• _EXERCISE INSTRUCTIONS_
Copy exactly the lines from the beginning of the data down to and including the line holding "const yTitle = 'Comunidades Encuestadas';", without any pictures.
## Begin
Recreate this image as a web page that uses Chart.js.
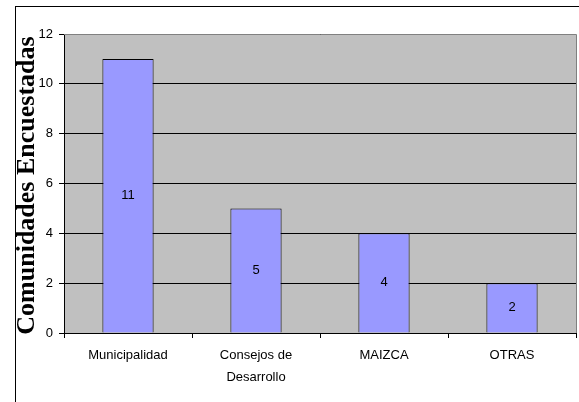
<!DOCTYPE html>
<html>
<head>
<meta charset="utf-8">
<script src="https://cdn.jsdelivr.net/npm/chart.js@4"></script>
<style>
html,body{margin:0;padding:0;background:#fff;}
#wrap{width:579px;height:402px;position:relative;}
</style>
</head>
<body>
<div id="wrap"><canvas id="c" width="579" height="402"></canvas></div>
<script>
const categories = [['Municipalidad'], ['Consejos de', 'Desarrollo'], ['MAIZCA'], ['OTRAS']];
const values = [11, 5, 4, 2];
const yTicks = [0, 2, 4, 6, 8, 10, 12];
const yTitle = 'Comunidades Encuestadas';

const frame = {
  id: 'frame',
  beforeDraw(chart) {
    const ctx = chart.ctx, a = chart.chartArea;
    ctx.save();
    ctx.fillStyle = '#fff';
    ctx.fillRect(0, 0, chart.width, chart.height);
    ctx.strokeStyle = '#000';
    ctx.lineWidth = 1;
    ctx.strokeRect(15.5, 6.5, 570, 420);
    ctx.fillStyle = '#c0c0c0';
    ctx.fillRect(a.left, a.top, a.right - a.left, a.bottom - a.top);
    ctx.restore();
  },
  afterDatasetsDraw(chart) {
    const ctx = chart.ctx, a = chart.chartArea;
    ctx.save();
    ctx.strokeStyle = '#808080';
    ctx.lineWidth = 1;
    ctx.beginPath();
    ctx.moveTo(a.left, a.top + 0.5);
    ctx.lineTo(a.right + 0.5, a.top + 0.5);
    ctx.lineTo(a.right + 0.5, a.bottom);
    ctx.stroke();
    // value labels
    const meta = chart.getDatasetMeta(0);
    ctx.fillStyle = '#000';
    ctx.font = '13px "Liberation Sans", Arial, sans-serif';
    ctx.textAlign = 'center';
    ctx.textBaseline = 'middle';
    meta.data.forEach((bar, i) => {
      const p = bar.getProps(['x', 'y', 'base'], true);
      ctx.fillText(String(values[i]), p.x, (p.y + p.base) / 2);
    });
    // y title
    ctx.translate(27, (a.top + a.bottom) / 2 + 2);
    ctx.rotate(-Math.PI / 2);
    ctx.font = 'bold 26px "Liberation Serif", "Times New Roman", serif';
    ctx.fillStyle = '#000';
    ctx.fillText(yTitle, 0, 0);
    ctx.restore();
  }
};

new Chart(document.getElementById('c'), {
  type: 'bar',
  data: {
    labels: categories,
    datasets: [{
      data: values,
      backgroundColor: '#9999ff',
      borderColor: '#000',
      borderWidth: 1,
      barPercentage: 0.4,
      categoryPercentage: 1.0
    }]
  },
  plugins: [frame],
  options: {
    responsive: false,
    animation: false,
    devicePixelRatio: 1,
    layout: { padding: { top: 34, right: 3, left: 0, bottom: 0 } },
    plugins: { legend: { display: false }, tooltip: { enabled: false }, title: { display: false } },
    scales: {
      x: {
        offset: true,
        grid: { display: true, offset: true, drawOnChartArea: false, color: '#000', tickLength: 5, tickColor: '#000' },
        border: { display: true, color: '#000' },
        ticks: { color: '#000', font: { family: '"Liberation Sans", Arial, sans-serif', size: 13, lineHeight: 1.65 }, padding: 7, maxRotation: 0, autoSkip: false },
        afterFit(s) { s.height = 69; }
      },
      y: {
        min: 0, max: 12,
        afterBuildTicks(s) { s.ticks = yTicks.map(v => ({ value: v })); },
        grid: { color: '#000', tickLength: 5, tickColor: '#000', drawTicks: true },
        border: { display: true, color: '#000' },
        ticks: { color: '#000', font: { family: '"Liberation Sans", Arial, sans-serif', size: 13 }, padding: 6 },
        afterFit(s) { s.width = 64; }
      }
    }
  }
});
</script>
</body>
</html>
## End
• _EXPECTED ANSWER_
Recreate this image as a web page that uses Chart.js.
<!DOCTYPE html>
<html>
<head>
<meta charset="utf-8">
<script src="https://cdn.jsdelivr.net/npm/chart.js@4"></script>
<style>
html,body{margin:0;padding:0;background:#fff;}
#wrap{width:579px;height:402px;position:relative;}
</style>
</head>
<body>
<div id="wrap"><canvas id="c" width="579" height="402"></canvas></div>
<script>
const categories = [['Municipalidad'], ['Consejos de', 'Desarrollo'], ['MAIZCA'], ['OTRAS']];
const values = [11, 5, 4, 2];
const yTicks = [0, 2, 4, 6, 8, 10, 12];
const yTitle = 'Comunidades Encuestadas';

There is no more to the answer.